Da un poco de vergüenza repetir estas obviedades. Pero es que periódicamente se organizan linchamientos de escritores a los que se confunde con sus personajes, a los que se critica por las ideas (por ejemplo, racistas, o machistas, o clasistas o simplemente estúpidas) que manifiestan esos personajes en cuentos o novelas. Es lo que tiene la ignorancia del abecé de la literatura.
No hablo de oídas. En algún concurso literario en que he participado como jurado me ha tocado defender relatos en los cuales el autor o autora había creado un personaje que, en primera persona, contaba y justificaba sus fechorías: maltratadores de mujeres, racistas desaforados. Y por mucho que algunos quisiéramos situar la discusión en parámetros de técnica y calidad literaria, y de que explicáramos que juzgar muy convincente literariamente la descripción de la mente de un asesino no es lo mismo que hacer apología del crimen, siempre había quien rechazaba la obra con argumentos morales, o con tópicos bienintencionados pero tontos sobre lo negativo del personaje y la conveniencia de premiar, mejor, a relatos con personajes “positivos”. Y lo peor: en esos jurado he conocido personas temerosas de que se nos atacara, desde medios “progresistas”, si premiábamos un relato de ésos, personas asustadas de que se nos pudiese tachar de defensores de racismo o de malos tratos. (Esto se ha hecho muchas veces, por cierto: atacar a alguien usando frases de un personaje de ficción como si fueran afirmaciones de un artículo de opinión o de un ensayo; dicho en plata: adjudicar al escritor burradas que dicen o hacen los personajes que él creó.)

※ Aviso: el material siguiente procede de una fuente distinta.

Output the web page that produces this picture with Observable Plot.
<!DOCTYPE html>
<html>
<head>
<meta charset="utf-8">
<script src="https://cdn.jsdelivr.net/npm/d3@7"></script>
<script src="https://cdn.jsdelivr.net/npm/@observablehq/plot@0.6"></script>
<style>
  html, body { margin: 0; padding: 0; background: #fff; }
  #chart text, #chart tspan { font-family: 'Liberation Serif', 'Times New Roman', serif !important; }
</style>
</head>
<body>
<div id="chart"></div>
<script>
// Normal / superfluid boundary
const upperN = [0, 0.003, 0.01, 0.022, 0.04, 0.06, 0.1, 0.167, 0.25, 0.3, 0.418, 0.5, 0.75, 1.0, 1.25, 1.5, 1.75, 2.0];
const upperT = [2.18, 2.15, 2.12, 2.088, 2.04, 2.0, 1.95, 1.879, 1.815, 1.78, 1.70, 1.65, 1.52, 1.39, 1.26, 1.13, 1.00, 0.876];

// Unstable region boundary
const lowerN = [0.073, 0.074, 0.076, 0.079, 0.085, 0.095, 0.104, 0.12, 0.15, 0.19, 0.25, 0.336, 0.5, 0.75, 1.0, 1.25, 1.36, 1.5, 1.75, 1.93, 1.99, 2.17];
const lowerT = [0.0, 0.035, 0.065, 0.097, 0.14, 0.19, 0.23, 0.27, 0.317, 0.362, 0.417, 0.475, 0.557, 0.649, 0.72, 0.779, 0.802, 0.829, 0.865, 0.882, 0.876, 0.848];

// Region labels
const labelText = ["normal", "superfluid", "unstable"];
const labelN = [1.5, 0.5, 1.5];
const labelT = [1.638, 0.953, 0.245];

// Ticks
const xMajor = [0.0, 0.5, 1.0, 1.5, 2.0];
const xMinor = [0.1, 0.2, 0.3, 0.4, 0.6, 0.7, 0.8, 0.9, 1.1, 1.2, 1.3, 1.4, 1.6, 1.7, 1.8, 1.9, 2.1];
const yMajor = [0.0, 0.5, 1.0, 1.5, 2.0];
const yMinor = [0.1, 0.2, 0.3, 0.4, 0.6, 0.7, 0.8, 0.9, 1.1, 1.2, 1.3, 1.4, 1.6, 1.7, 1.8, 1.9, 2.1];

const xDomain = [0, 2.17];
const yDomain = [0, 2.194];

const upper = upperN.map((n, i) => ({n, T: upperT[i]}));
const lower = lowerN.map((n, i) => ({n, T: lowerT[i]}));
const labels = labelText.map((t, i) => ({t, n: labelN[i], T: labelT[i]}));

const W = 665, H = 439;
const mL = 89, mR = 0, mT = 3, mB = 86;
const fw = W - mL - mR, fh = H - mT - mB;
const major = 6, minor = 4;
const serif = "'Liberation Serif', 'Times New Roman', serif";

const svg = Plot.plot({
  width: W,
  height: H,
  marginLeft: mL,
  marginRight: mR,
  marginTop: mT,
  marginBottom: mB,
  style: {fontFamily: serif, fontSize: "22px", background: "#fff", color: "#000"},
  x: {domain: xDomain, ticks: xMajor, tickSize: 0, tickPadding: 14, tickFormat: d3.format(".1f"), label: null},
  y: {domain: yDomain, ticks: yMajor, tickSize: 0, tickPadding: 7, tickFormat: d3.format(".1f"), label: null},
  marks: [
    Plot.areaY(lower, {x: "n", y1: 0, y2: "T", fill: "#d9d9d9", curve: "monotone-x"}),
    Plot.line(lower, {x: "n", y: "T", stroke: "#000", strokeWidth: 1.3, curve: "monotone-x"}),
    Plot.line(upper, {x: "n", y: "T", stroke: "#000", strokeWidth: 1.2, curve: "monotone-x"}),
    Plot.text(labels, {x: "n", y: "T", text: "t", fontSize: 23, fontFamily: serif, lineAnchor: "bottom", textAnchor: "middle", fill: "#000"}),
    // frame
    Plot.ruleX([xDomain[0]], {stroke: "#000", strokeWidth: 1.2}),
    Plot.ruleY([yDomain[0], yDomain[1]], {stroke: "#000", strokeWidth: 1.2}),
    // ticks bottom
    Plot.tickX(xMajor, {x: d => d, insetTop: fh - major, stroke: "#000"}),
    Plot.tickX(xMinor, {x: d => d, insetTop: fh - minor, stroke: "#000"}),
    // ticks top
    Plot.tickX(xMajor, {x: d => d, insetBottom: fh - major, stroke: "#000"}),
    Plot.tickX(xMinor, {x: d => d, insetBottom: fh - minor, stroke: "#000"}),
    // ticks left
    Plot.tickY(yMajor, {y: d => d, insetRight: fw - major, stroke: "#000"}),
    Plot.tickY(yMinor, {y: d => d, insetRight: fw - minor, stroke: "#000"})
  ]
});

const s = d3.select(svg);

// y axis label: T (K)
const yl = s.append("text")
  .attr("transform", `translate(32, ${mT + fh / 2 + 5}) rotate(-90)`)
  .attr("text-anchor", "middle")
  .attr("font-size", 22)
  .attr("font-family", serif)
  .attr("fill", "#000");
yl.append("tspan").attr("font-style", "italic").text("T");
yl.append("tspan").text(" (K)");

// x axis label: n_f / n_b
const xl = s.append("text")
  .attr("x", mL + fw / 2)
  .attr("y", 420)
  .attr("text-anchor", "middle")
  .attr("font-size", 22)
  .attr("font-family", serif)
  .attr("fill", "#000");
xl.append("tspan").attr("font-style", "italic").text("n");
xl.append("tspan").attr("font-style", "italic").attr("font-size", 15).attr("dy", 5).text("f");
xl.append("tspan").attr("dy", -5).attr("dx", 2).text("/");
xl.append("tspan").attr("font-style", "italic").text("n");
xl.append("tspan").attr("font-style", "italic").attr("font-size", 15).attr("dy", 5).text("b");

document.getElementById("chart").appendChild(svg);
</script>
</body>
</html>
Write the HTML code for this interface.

¿Pero es que los lectores somos idiotas y no sabemos distinguir entre el autor y sus personajes, entre la realidad y los recursos y técnicas de la ficción? Yo creo que no. Y Carlos Pérez Merinero, que dibujó algunos de los personajes más repulsivos que recuerdo, estoy seguro de que se hubiera reído con estas confusiones. En tiempos de pensamiento políticamente gazmoño, y más opresivo mentalmente que correcto, tiempos en los que hay que tentarse mucho la ropa, él iba a su aire, totalmente a su aire. Era un escritor libre, que produjo obras que no merecen el total silencio que con los años fue cayendo sobre él.